WAWANCARA EKSKLUSIF
WAWANCARA EKSKLUSIF Walhi Jambi, Ruang Juang Bernama Wilayah Kelola Rakyat
Isu lingkungan yang masih terdengar sampai kini banyak menjadi perhatian Wahana Lingkungan Hidup (WALHI). Bahkan dipecah menjadi fokusnya pada beberap
Penulis: Rara Khushshoh Azzahro | Editor: Rian Aidilfi Afriandi
TRIBUNJAMBI.COM, JAMBI - Isu lingkungan yang masih terdengar sampai kini banyak menjadi perhatian Wahana Lingkungan Hidup (WALHI). Bahkan dipecah menjadi fokusnya pada beberapa hal, dan satu di antaranya Wilayah Kelola Rakyat (WKR).
Diskusi dalam acara Mojok Tribun Jambi ini merupakan kegiatan yang menyambut 'Pekan Rakyat Lingkungan Hidup' tanggal 1-5 Juni 2022.
Tribun Jambi berhasil mewawancarai WALHI Jambi di studio kami untuk mengenal pendalaman isu tersebut. Berikut percakapannya dengan Adam Kurniawan manajer Pengembangan Potensi Wilayah Kelola Rakyat (WKR) WALHI Nasional, dan Eko Mulyo Utomo Eksekutif Daerah WALHI Jambi yang:
Tribun Jambi: Bang Adam, WKR itu apa sih yang sekarang menjadi gagasan itu utama diusung teman-teman WALHI dalam acara 'Pekan Rakyat Lingkungan Hidup'?
Adam: Singkatnya penguasaan ruang itu ada tiga. Pertama yang dikuasai oleh negara, dikuasai oleh korporasi yaitu milik negara yang didiberikan hak yang diberikan kepada pengelola, dan ada wilayah yang dikuasai serta dikelola oleh rakyat.
WALHI merupakan organisasi sejak 1980 yang sudah cukup kuat yang memiliki satu kantor nasional, 28 kantor daerah, dan 500 lembaga anggota.
Kalau ada sesuatu yang menganggam lingkungan hidup, WALHI akan bekerja di situ bersama-sama rakyat. Baik berupa advokasi maupun litigasi yang mana berlalu ada 30 gugatan lingkungan oleh WALHI.
Biasanya, ketika kasus sudah selesai walhi akan berpindah kepada kasus yang lain. Dan pentingnya yang ditangani terus diorganisir, rakyat dapat berdaulat di atasnya atas pengelolaan.
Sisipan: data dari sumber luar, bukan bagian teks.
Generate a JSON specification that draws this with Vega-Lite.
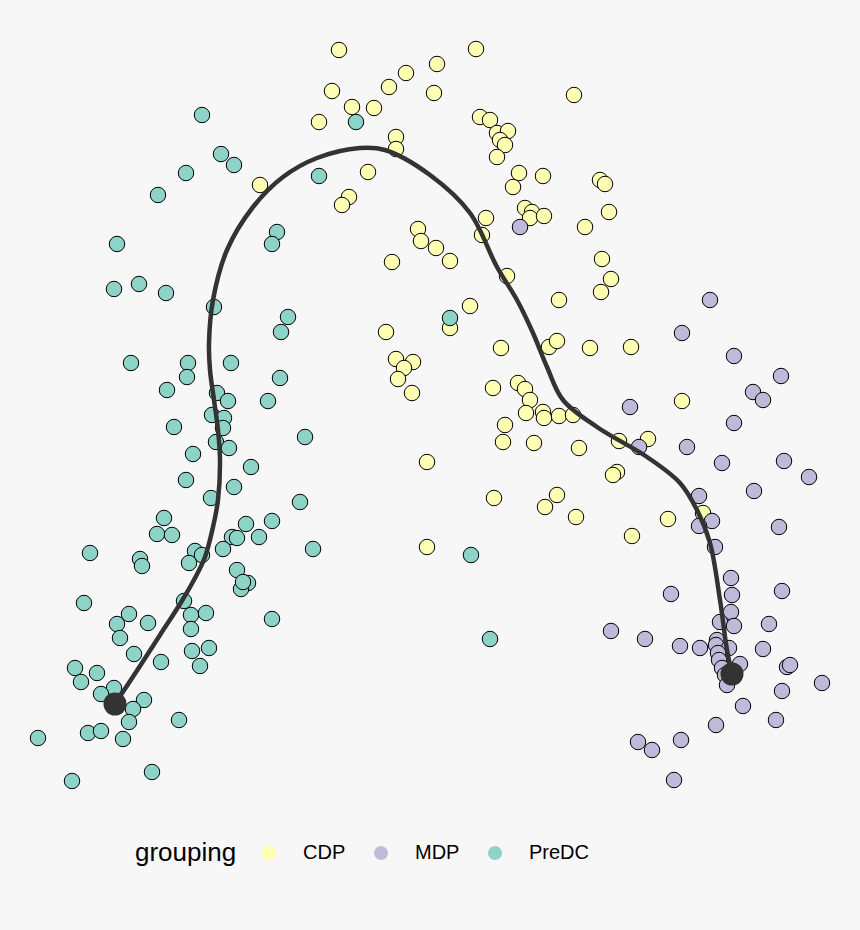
{
  "$schema": "https://vega.github.io/schema/vega-lite/v6.json",
  "width": 860,
  "height": 930,
  "autosize": {"type": "none"},
  "padding": 0,
  "background": "#f7f7f7",
  "config": {"view": {"stroke": null}, "font": "Liberation Sans"},
  "datasets": {
    "cells": [
      {"grouping":"CDP","x":339,"y":50},{"grouping":"CDP","x":476,"y":49},{"grouping":"CDP","x":437,"y":64},{"grouping":"CDP","x":406,"y":73},{"grouping":"CDP","x":389,"y":87},{"grouping":"CDP","x":332,"y":91},{"grouping":"CDP","x":434,"y":93},{"grouping":"CDP","x":574,"y":95},{"grouping":"CDP","x":352,"y":107},{"grouping":"CDP","x":374,"y":108},{"grouping":"CDP","x":319,"y":122},{"grouping":"CDP","x":480,"y":117},{"grouping":"CDP","x":490,"y":120},{"grouping":"CDP","x":497,"y":133},{"grouping":"CDP","x":508,"y":131},{"grouping":"CDP","x":500,"y":140},{"grouping":"CDP","x":505,"y":145},{"grouping":"CDP","x":396,"y":137},{"grouping":"CDP","x":396,"y":149},{"grouping":"CDP","x":497,"y":157},{"grouping":"CDP","x":368,"y":172},{"grouping":"CDP","x":519,"y":173},{"grouping":"CDP","x":543,"y":176},{"grouping":"CDP","x":600,"y":180},{"grouping":"CDP","x":605,"y":184},{"grouping":"CDP","x":513,"y":187},{"grouping":"CDP","x":260,"y":185},{"grouping":"CDP","x":349,"y":197},{"grouping":"CDP","x":342,"y":205},{"grouping":"CDP","x":525,"y":208},{"grouping":"CDP","x":532,"y":212},{"grouping":"CDP","x":530,"y":218},{"grouping":"CDP","x":544,"y":216},{"grouping":"CDP","x":486,"y":218},{"grouping":"CDP","x":609,"y":212},{"grouping":"CDP","x":418,"y":229},{"grouping":"CDP","x":421,"y":241},{"grouping":"CDP","x":585,"y":227},{"grouping":"CDP","x":482,"y":235},{"grouping":"CDP","x":436,"y":248},{"grouping":"CDP","x":450,"y":261},{"grouping":"CDP","x":392,"y":262},{"grouping":"CDP","x":507,"y":276},{"grouping":"CDP","x":602,"y":259},{"grouping":"CDP","x":611,"y":279},{"grouping":"CDP","x":601,"y":292},{"grouping":"CDP","x":559,"y":300},{"grouping":"CDP","x":470,"y":306},{"grouping":"CDP","x":450,"y":328},{"grouping":"CDP","x":386,"y":332},{"grouping":"CDP","x":501,"y":348},{"grouping":"CDP","x":549,"y":347},{"grouping":"CDP","x":557,"y":341},{"grouping":"CDP","x":590,"y":348},{"grouping":"CDP","x":631,"y":347},{"grouping":"CDP","x":396,"y":359},{"grouping":"CDP","x":413,"y":362},{"grouping":"CDP","x":404,"y":368},{"grouping":"CDP","x":398,"y":379},{"grouping":"CDP","x":412,"y":393},{"grouping":"CDP","x":493,"y":388},{"grouping":"CDP","x":518,"y":383},{"grouping":"CDP","x":525,"y":389},{"grouping":"CDP","x":530,"y":400},{"grouping":"CDP","x":682,"y":401},{"grouping":"CDP","x":526,"y":413},{"grouping":"CDP","x":543,"y":412},{"grouping":"CDP","x":544,"y":418},{"grouping":"CDP","x":559,"y":416},{"grouping":"CDP","x":573,"y":415},{"grouping":"CDP","x":505,"y":425},{"grouping":"CDP","x":503,"y":442},{"grouping":"CDP","x":534,"y":443},{"grouping":"CDP","x":579,"y":448},{"grouping":"CDP","x":619,"y":441},{"grouping":"CDP","x":648,"y":439},{"grouping":"CDP","x":617,"y":472},{"grouping":"CDP","x":613,"y":475},{"grouping":"CDP","x":427,"y":462},{"grouping":"CDP","x":494,"y":498},{"grouping":"CDP","x":557,"y":495},{"grouping":"CDP","x":545,"y":507},{"grouping":"CDP","x":576,"y":517},{"grouping":"CDP","x":668,"y":519},{"grouping":"CDP","x":632,"y":536},{"grouping":"CDP","x":703,"y":513},{"grouping":"CDP","x":427,"y":547},
      {"grouping":"MDP","x":520,"y":227},{"grouping":"MDP","x":710,"y":300},{"grouping":"MDP","x":682,"y":333},{"grouping":"MDP","x":734,"y":356},{"grouping":"MDP","x":781,"y":376},{"grouping":"MDP","x":753,"y":392},{"grouping":"MDP","x":763,"y":400},{"grouping":"MDP","x":630,"y":407},{"grouping":"MDP","x":734,"y":423},{"grouping":"MDP","x":687,"y":447},{"grouping":"MDP","x":639,"y":447},{"grouping":"MDP","x":722,"y":463},{"grouping":"MDP","x":784,"y":461},{"grouping":"MDP","x":809,"y":477},{"grouping":"MDP","x":754,"y":491},{"grouping":"MDP","x":699,"y":496},{"grouping":"MDP","x":712,"y":521},{"grouping":"MDP","x":699,"y":526},{"grouping":"MDP","x":779,"y":527},{"grouping":"MDP","x":715,"y":547},{"grouping":"MDP","x":731,"y":578},{"grouping":"MDP","x":732,"y":595},{"grouping":"MDP","x":671,"y":594},{"grouping":"MDP","x":782,"y":591},{"grouping":"MDP","x":731,"y":612},{"grouping":"MDP","x":720,"y":622},{"grouping":"MDP","x":734,"y":626},{"grouping":"MDP","x":769,"y":624},{"grouping":"MDP","x":611,"y":631},{"grouping":"MDP","x":645,"y":639},{"grouping":"MDP","x":680,"y":646},{"grouping":"MDP","x":700,"y":648},{"grouping":"MDP","x":717,"y":640},{"grouping":"MDP","x":716,"y":645},{"grouping":"MDP","x":729,"y":648},{"grouping":"MDP","x":718,"y":653},{"grouping":"MDP","x":719,"y":660},{"grouping":"MDP","x":722,"y":668},{"grouping":"MDP","x":725,"y":675},{"grouping":"MDP","x":740,"y":664},{"grouping":"MDP","x":763,"y":649},{"grouping":"MDP","x":787,"y":667},{"grouping":"MDP","x":790,"y":665},{"grouping":"MDP","x":822,"y":683},{"grouping":"MDP","x":727,"y":685},{"grouping":"MDP","x":782,"y":691},{"grouping":"MDP","x":743,"y":706},{"grouping":"MDP","x":776,"y":720},{"grouping":"MDP","x":716,"y":725},{"grouping":"MDP","x":638,"y":742},{"grouping":"MDP","x":652,"y":750},{"grouping":"MDP","x":681,"y":740},{"grouping":"MDP","x":674,"y":780},
      {"grouping":"PreDC","x":202,"y":115},{"grouping":"PreDC","x":356,"y":122},{"grouping":"PreDC","x":221,"y":154},{"grouping":"PreDC","x":234,"y":165},{"grouping":"PreDC","x":186,"y":173},{"grouping":"PreDC","x":158,"y":195},{"grouping":"PreDC","x":319,"y":176},{"grouping":"PreDC","x":277,"y":232},{"grouping":"PreDC","x":272,"y":244},{"grouping":"PreDC","x":117,"y":244},{"grouping":"PreDC","x":114,"y":289},{"grouping":"PreDC","x":139,"y":284},{"grouping":"PreDC","x":166,"y":293},{"grouping":"PreDC","x":214,"y":307},{"grouping":"PreDC","x":288,"y":317},{"grouping":"PreDC","x":281,"y":332},{"grouping":"PreDC","x":131,"y":363},{"grouping":"PreDC","x":188,"y":363},{"grouping":"PreDC","x":231,"y":363},{"grouping":"PreDC","x":187,"y":377},{"grouping":"PreDC","x":280,"y":378},{"grouping":"PreDC","x":167,"y":390},{"grouping":"PreDC","x":217,"y":393},{"grouping":"PreDC","x":228,"y":401},{"grouping":"PreDC","x":268,"y":401},{"grouping":"PreDC","x":212,"y":415},{"grouping":"PreDC","x":224,"y":418},{"grouping":"PreDC","x":223,"y":428},{"grouping":"PreDC","x":174,"y":427},{"grouping":"PreDC","x":216,"y":442},{"grouping":"PreDC","x":229,"y":448},{"grouping":"PreDC","x":305,"y":437},{"grouping":"PreDC","x":193,"y":454},{"grouping":"PreDC","x":251,"y":467},{"grouping":"PreDC","x":186,"y":480},{"grouping":"PreDC","x":234,"y":487},{"grouping":"PreDC","x":211,"y":498},{"grouping":"PreDC","x":300,"y":502},{"grouping":"PreDC","x":164,"y":518},{"grouping":"PreDC","x":157,"y":534},{"grouping":"PreDC","x":172,"y":535},{"grouping":"PreDC","x":246,"y":524},{"grouping":"PreDC","x":272,"y":521},{"grouping":"PreDC","x":232,"y":537},{"grouping":"PreDC","x":237,"y":538},{"grouping":"PreDC","x":259,"y":537},{"grouping":"PreDC","x":195,"y":551},{"grouping":"PreDC","x":202,"y":555},{"grouping":"PreDC","x":223,"y":549},{"grouping":"PreDC","x":189,"y":563},{"grouping":"PreDC","x":313,"y":549},{"grouping":"PreDC","x":90,"y":553},{"grouping":"PreDC","x":140,"y":559},{"grouping":"PreDC","x":142,"y":566},{"grouping":"PreDC","x":237,"y":570},{"grouping":"PreDC","x":248,"y":583},{"grouping":"PreDC","x":241,"y":589},{"grouping":"PreDC","x":243,"y":582},{"grouping":"PreDC","x":84,"y":603},{"grouping":"PreDC","x":184,"y":601},{"grouping":"PreDC","x":129,"y":614},{"grouping":"PreDC","x":191,"y":615},{"grouping":"PreDC","x":206,"y":613},{"grouping":"PreDC","x":117,"y":624},{"grouping":"PreDC","x":148,"y":623},{"grouping":"PreDC","x":120,"y":638},{"grouping":"PreDC","x":191,"y":629},{"grouping":"PreDC","x":272,"y":619},{"grouping":"PreDC","x":134,"y":654},{"grouping":"PreDC","x":192,"y":651},{"grouping":"PreDC","x":209,"y":648},{"grouping":"PreDC","x":161,"y":662},{"grouping":"PreDC","x":200,"y":666},{"grouping":"PreDC","x":75,"y":668},{"grouping":"PreDC","x":97,"y":673},{"grouping":"PreDC","x":81,"y":682},{"grouping":"PreDC","x":114,"y":688},{"grouping":"PreDC","x":101,"y":694},{"grouping":"PreDC","x":144,"y":700},{"grouping":"PreDC","x":133,"y":709},{"grouping":"PreDC","x":129,"y":722},{"grouping":"PreDC","x":179,"y":720},{"grouping":"PreDC","x":88,"y":733},{"grouping":"PreDC","x":101,"y":731},{"grouping":"PreDC","x":123,"y":739},{"grouping":"PreDC","x":38,"y":738},{"grouping":"PreDC","x":152,"y":772},{"grouping":"PreDC","x":72,"y":781},{"grouping":"PreDC","x":450,"y":318},{"grouping":"PreDC","x":471,"y":555},{"grouping":"PreDC","x":490,"y":639}
    ],
    "curve": [
      {"i":1,"x":115,"y":704},{"i":2,"x":140,"y":666},{"i":3,"x":160,"y":635},{"i":4,"x":180,"y":604},{"i":5,"x":195,"y":578},{"i":6,"x":205,"y":557},{"i":7,"x":213,"y":527},{"i":8,"x":218,"y":500},{"i":9,"x":220,"y":460},{"i":10,"x":218,"y":430},{"i":11,"x":214,"y":400},{"i":12,"x":210,"y":370},{"i":13,"x":209,"y":343},{"i":14,"x":213,"y":300},{"i":15,"x":227,"y":250},{"i":16,"x":253,"y":207},{"i":17,"x":283,"y":177},{"i":18,"x":317,"y":158},{"i":19,"x":360,"y":148},{"i":20,"x":385,"y":150},{"i":21,"x":430,"y":175},{"i":22,"x":470,"y":213},{"i":23,"x":497,"y":267},{"i":24,"x":517,"y":300},{"i":25,"x":533,"y":333},{"i":26,"x":547,"y":367},{"i":27,"x":563,"y":400},{"i":28,"x":597,"y":427},{"i":29,"x":647,"y":457},{"i":30,"x":680,"y":483},{"i":31,"x":697,"y":510},{"i":32,"x":710,"y":543},{"i":33,"x":720,"y":600},{"i":34,"x":727,"y":650},{"i":35,"x":732,"y":674}
    ],
    "ends": [
      {"x":115,"y":704},{"x":732,"y":674}
    ]
  },
  "layer": [
    {
      "data": {"name": "cells"},
      "mark": {"type": "point", "filled": true, "size": 240, "stroke": "black", "strokeWidth": 1, "opacity": 1},
      "encoding": {
        "x": {"field": "x", "type": "quantitative", "scale": {"domain": [0, 860], "nice": false, "zero": false}, "axis": null},
        "y": {"field": "y", "type": "quantitative", "scale": {"domain": [0, 930], "nice": false, "zero": false, "reverse": true}, "axis": null},
        "fill": {
          "field": "grouping", "type": "nominal",
          "scale": {"domain": ["CDP", "MDP", "PreDC"], "range": ["#ffffb3", "#bebada", "#8dd3c7"]},
          "legend": {
            "orient": "none", "legendX": 135, "legendY": 843, "direction": "horizontal",
            "title": "grouping", "titleOrient": "left", "titleFontSize": 26, "titleFontWeight": "normal",
            "titleColor": "black", "titleFont": "Liberation Sans", "titlePadding": 22,
            "labelFontSize": 20, "labelColor": "black", "labelFont": "Liberation Sans",
            "symbolType": "circle", "symbolSize": 196, "symbolStrokeWidth": 0, "symbolOpacity": 1,
            "labelOffset": 24, "columnPadding": 25
          }
        }
      }
    },
    {
      "data": {"name": "curve"},
      "mark": {"type": "line", "color": "#333333", "strokeWidth": 4.5, "interpolate": "catmull-rom"},
      "encoding": {
        "x": {"field": "x", "type": "quantitative"},
        "y": {"field": "y", "type": "quantitative"},
        "order": {"field": "i", "type": "quantitative"}
      }
    },
    {
      "data": {"name": "ends"},
      "mark": {"type": "point", "filled": true, "size": 530, "color": "#333333", "opacity": 1},
      "encoding": {
        "x": {"field": "x", "type": "quantitative"},
        "y": {"field": "y", "type": "quantitative"}
      }
    }
  ]
}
Tribun Jambi: Dahulu sifatnya tentatif sekarang sifatnya berkesinambungan?
Adam: Benar berkesinambungan. Makanya WALHI sekarang mendorong pengakuan dan bendungan wilayah kelola rakyat.
Kita mencita-citakan agar negara berikan perlindungan wilayah yang dikelola oleh rakyat. Biasanya warga yang hidupnya satu bentang alam memiliki ikatan kultural dengan wilayahnya. Bahkan mereka memiliki tradisi-tradisi memuliakan sumber daya alam yang ada di situ.
Ada yang perlu dihidupkan untuk menjaga relasinya berkenaan dengan wilayah kelolanya
Itulah bedanya dengan korporasi yang hanya satu mengeksploitasi gimana untuk menghasilkan keuntungan sebesar-besarnya.
Seperti Wadas kepemilikannya petani, maka interaksi sumber daya alamnya adalah bertani. Negara tidak tidak mengakui pengelolaannya, tidak melindunginya, malah keluarkan izin tambang.
Negara mengakui keberadaannya, tetapi model (atau) cara rakyat mengelolanya tidak diakui.